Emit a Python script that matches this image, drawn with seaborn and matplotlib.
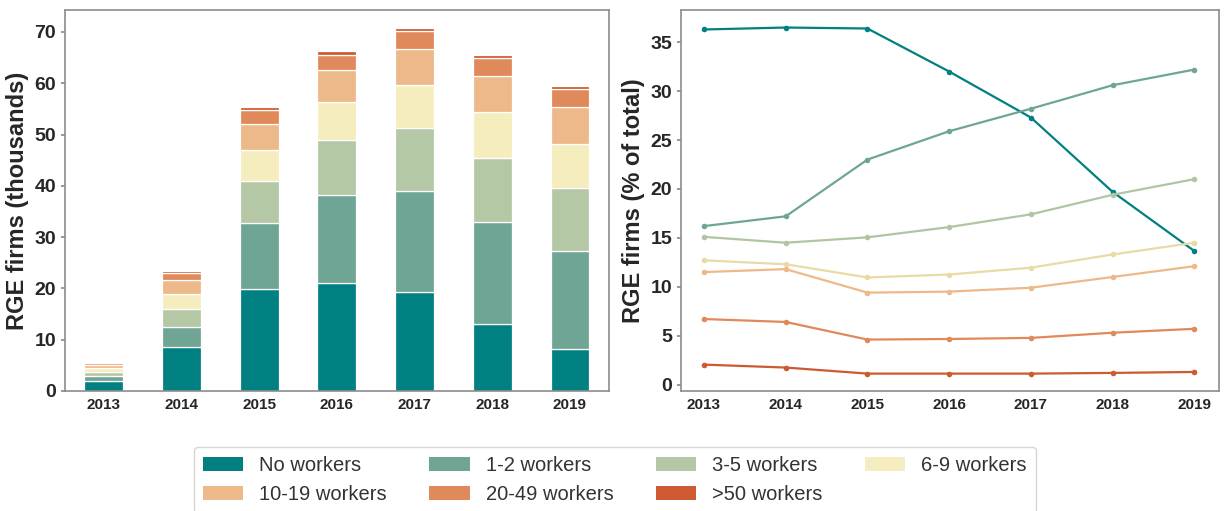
import matplotlib
matplotlib.use("Agg")
import matplotlib.pyplot as plt
import seaborn as sns
import pandas as pd
from matplotlib.patches import Patch

years = ["2013", "2014", "2015", "2016", "2017", "2018", "2019"]
categories = ["No workers", "1-2 workers", "3-5 workers", "6-9 workers",
              "10-19 workers", "20-49 workers", ">50 workers"]
colors = ["#008080", "#6fa595", "#b5c8a6", "#f5edbd", "#eeb98a", "#e0895b", "#cd5a30"]
line_colors = ["#008080", "#6fa595", "#b0c6a2", "#e9dba6", "#eeb98a", "#e0895b", "#cd5a30"]

# Firms by size class (thousands)
no_workers = [2.0, 8.5, 19.9, 21.1, 19.3, 13.0, 8.1]
w_1_2 = [0.9, 4.0, 12.9, 17.2, 19.7, 20.0, 19.2]
w_3_5 = [0.8, 3.4, 8.1, 10.6, 12.3, 12.4, 12.3]
w_6_9 = [0.7, 3.0, 6.1, 7.4, 8.4, 8.9, 8.6]
w_10_19 = [0.6, 2.7, 5.1, 6.2, 6.9, 7.1, 7.2]
w_20_49 = [0.4, 1.4, 2.6, 3.0, 3.5, 3.5, 3.4]
w_50 = [0.1, 0.4, 0.6, 0.7, 0.6, 0.6, 0.6]
counts = [no_workers, w_1_2, w_3_5, w_6_9, w_10_19, w_20_49, w_50]

# Share of total (%)
pct_no = [36.3, 36.5, 36.4, 32.0, 27.3, 19.7, 13.65]
pct_1_2 = [16.2, 17.2, 23.0, 25.9, 28.2, 30.6, 32.2]
pct_3_5 = [15.1, 14.5, 15.05, 16.1, 17.4, 19.4, 21.0]
pct_6_9 = [12.7, 12.3, 10.95, 11.25, 11.95, 13.3, 14.5]
pct_10_19 = [11.5, 11.8, 9.4, 9.5, 9.9, 11.0, 12.1]
pct_20_49 = [6.7, 6.4, 4.6, 4.66, 4.77, 5.3, 5.7]
pct_50 = [2.04, 1.74, 1.12, 1.12, 1.12, 1.19, 1.29]
pcts = [pct_no, pct_1_2, pct_3_5, pct_6_9, pct_10_19, pct_20_49, pct_50]

sns.set_theme(style="ticks")
plt.rcParams["font.family"] = ["Liberation Sans", "DejaVu Sans"]
text_c = "#262626"
spine_c = "#8c8c8c"

fig = plt.figure(figsize=(12.25, 5.11), dpi=100)
ax1 = fig.add_axes([0.053, 0.235, 0.444, 0.745])
ax2 = fig.add_axes([0.556, 0.235, 0.439, 0.745])

# Stacked bars
bottom = [0.0] * len(years)
for cat, vals, col in zip(categories, counts, colors):
    df = pd.DataFrame({"year": years, "val": vals})
    sns.barplot(data=df, x="year", y="val", color=col, bottom=bottom,
                width=0.5, edgecolor="white", linewidth=0.9, ax=ax1,
                saturation=1)
    bottom = [b + v for b, v in zip(bottom, vals)]
ax1.set_xlabel("")
ax1.set_ylabel("RGE firms (thousands)", fontsize=17, fontweight="bold", color=text_c)
ax1.set_yticks([0, 10, 20, 30, 40, 50, 60, 70])

# Lines
long = []
for cat, vals in zip(categories, pcts):
    for y, v in zip(years, vals):
        long.append({"year": int(y), "pct": v, "cat": cat})
ldf = pd.DataFrame(long)
sns.lineplot(data=ldf, x="year", y="pct", hue="cat", hue_order=categories,
             palette=line_colors, marker="o", markersize=4, markeredgewidth=0,
             linewidth=1.6, legend=False, ax=ax2)
ax2.set_xlabel("")
ax2.set_ylabel("RGE firms (% of total)", fontsize=17, fontweight="bold", color=text_c)
ax2.set_xticks([int(y) for y in years])
ax2.set_xticklabels(years)
ax2.set_xlim(2012.72, 2019.3)
ax2.set_yticks([0, 5, 10, 15, 20, 25, 30, 35])

for ax in (ax1, ax2):
    for s in ax.spines.values():
        s.set_visible(True)
        s.set_color(spine_c)
        s.set_linewidth(1.2)
    ax.tick_params(axis="y", labelsize=14, colors=spine_c, labelcolor=text_c, length=3)
    ax.tick_params(axis="x", labelsize=11, colors=spine_c, labelcolor=text_c, length=0, pad=5)
    for lab in ax.get_xticklabels() + ax.get_yticklabels():
        lab.set_fontweight("bold")

handles = [Patch(facecolor=c, edgecolor="none", label=l) for c, l in zip(colors, categories)]
# matplotlib fills legend columns first; reorder so rows read left-to-right
order = [0, 4, 1, 5, 2, 6, 3]
handles = [handles[i] for i in order]
fig.legend(handles=handles, loc="upper center", bbox_to_anchor=(0.502, 1 - 447 / 511),
           borderaxespad=0.0,
           ncol=4, fontsize=14.5, frameon=True, handlelength=2.0, handleheight=0.75,
           handletextpad=0.8, columnspacing=2.1, labelcolor="#333333", edgecolor="#cccccc",
           borderpad=0.45, labelspacing=0.5)

fig.savefig("out.png", dpi=100)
----------
TASK OBJECTIVE |
Exclude every picture and copy the remaining data exactly.

OUTPUT OF THE TASK |
Emit a Python script that matches this image, drawn with seaborn and matplotlib.
import matplotlib
matplotlib.use("Agg")
import matplotlib.pyplot as plt
import seaborn as sns
import pandas as pd
from matplotlib.patches import Patch

years = ["2013", "2014", "2015", "2016", "2017", "2018", "2019"]
categories = ["No workers", "1-2 workers", "3-5 workers", "6-9 workers",
              "10-19 workers", "20-49 workers", ">50 workers"]
colors = ["#008080", "#6fa595", "#b5c8a6", "#f5edbd", "#eeb98a", "#e0895b", "#cd5a30"]
line_colors = ["#008080", "#6fa595", "#b0c6a2", "#e9dba6", "#eeb98a", "#e0895b", "#cd5a30"]

# Firms by size class (thousands)
no_workers = [2.0, 8.5, 19.9, 21.1, 19.3, 13.0, 8.1]
w_1_2 = [0.9, 4.0, 12.9, 17.2, 19.7, 20.0, 19.2]
w_3_5 = [0.8, 3.4, 8.1, 10.6, 12.3, 12.4, 12.3]
w_6_9 = [0.7, 3.0, 6.1, 7.4, 8.4, 8.9, 8.6]
w_10_19 = [0.6, 2.7, 5.1, 6.2, 6.9, 7.1, 7.2]
w_20_49 = [0.4, 1.4, 2.6, 3.0, 3.5, 3.5, 3.4]
w_50 = [0.1, 0.4, 0.6, 0.7, 0.6, 0.6, 0.6]
counts = [no_workers, w_1_2, w_3_5, w_6_9, w_10_19, w_20_49, w_50]

# Share of total (%)
pct_no = [36.3, 36.5, 36.4, 32.0, 27.3, 19.7, 13.65]
pct_1_2 = [16.2, 17.2, 23.0, 25.9, 28.2, 30.6, 32.2]
pct_3_5 = [15.1, 14.5, 15.05, 16.1, 17.4, 19.4, 21.0]
pct_6_9 = [12.7, 12.3, 10.95, 11.25, 11.95, 13.3, 14.5]
pct_10_19 = [11.5, 11.8, 9.4, 9.5, 9.9, 11.0, 12.1]
pct_20_49 = [6.7, 6.4, 4.6, 4.66, 4.77, 5.3, 5.7]
pct_50 = [2.04, 1.74, 1.12, 1.12, 1.12, 1.19, 1.29]
pcts = [pct_no, pct_1_2, pct_3_5, pct_6_9, pct_10_19, pct_20_49, pct_50]

sns.set_theme(style="ticks")
plt.rcParams["font.family"] = ["Liberation Sans", "DejaVu Sans"]
text_c = "#262626"
spine_c = "#8c8c8c"

fig = plt.figure(figsize=(12.25, 5.11), dpi=100)
ax1 = fig.add_axes([0.053, 0.235, 0.444, 0.745])
ax2 = fig.add_axes([0.556, 0.235, 0.439, 0.745])

# Stacked bars
bottom = [0.0] * len(years)
for cat, vals, col in zip(categories, counts, colors):
    df = pd.DataFrame({"year": years, "val": vals})
    sns.barplot(data=df, x="year", y="val", color=col, bottom=bottom,
                width=0.5, edgecolor="white", linewidth=0.9, ax=ax1,
                saturation=1)
    bottom = [b + v for b, v in zip(bottom, vals)]
ax1.set_xlabel("")
ax1.set_ylabel("RGE firms (thousands)", fontsize=17, fontweight="bold", color=text_c)
ax1.set_yticks([0, 10, 20, 30, 40, 50, 60, 70])

# Lines
long = []
for cat, vals in zip(categories, pcts):
    for y, v in zip(years, vals):
        long.append({"year": int(y), "pct": v, "cat": cat})
ldf = pd.DataFrame(long)
sns.lineplot(data=ldf, x="year", y="pct", hue="cat", hue_order=categories,
             palette=line_colors, marker="o", markersize=4, markeredgewidth=0,
             linewidth=1.6, legend=False, ax=ax2)
ax2.set_xlabel("")
ax2.set_ylabel("RGE firms (% of total)", fontsize=17, fontweight="bold", color=text_c)
ax2.set_xticks([int(y) for y in years])
ax2.set_xticklabels(years)
ax2.set_xlim(2012.72, 2019.3)
ax2.set_yticks([0, 5, 10, 15, 20, 25, 30, 35])

for ax in (ax1, ax2):
    for s in ax.spines.values():
        s.set_visible(True)
        s.set_color(spine_c)
        s.set_linewidth(1.2)
    ax.tick_params(axis="y", labelsize=14, colors=spine_c, labelcolor=text_c, length=3)
    ax.tick_params(axis="x", labelsize=11, colors=spine_c, labelcolor=text_c, length=0, pad=5)
    for lab in ax.get_xticklabels() + ax.get_yticklabels():
        lab.set_fontweight("bold")

handles = [Patch(facecolor=c, edgecolor="none", label=l) for c, l in zip(colors, categories)]
# matplotlib fills legend columns first; reorder so rows read left-to-right
order = [0, 4, 1, 5, 2, 6, 3]
handles = [handles[i] for i in order]
fig.legend(handles=handles, loc="upper center", bbox_to_anchor=(0.502, 1 - 447 / 511),
           borderaxespad=0.0,
           ncol=4, fontsize=14.5, frameon=True, handlelength=2.0, handleheight=0.75,
           handletextpad=0.8, columnspacing=2.1, labelcolor="#333333", edgecolor="#cccccc",
           borderpad=0.45, labelspacing=0.5)

fig.savefig("out.png", dpi=100)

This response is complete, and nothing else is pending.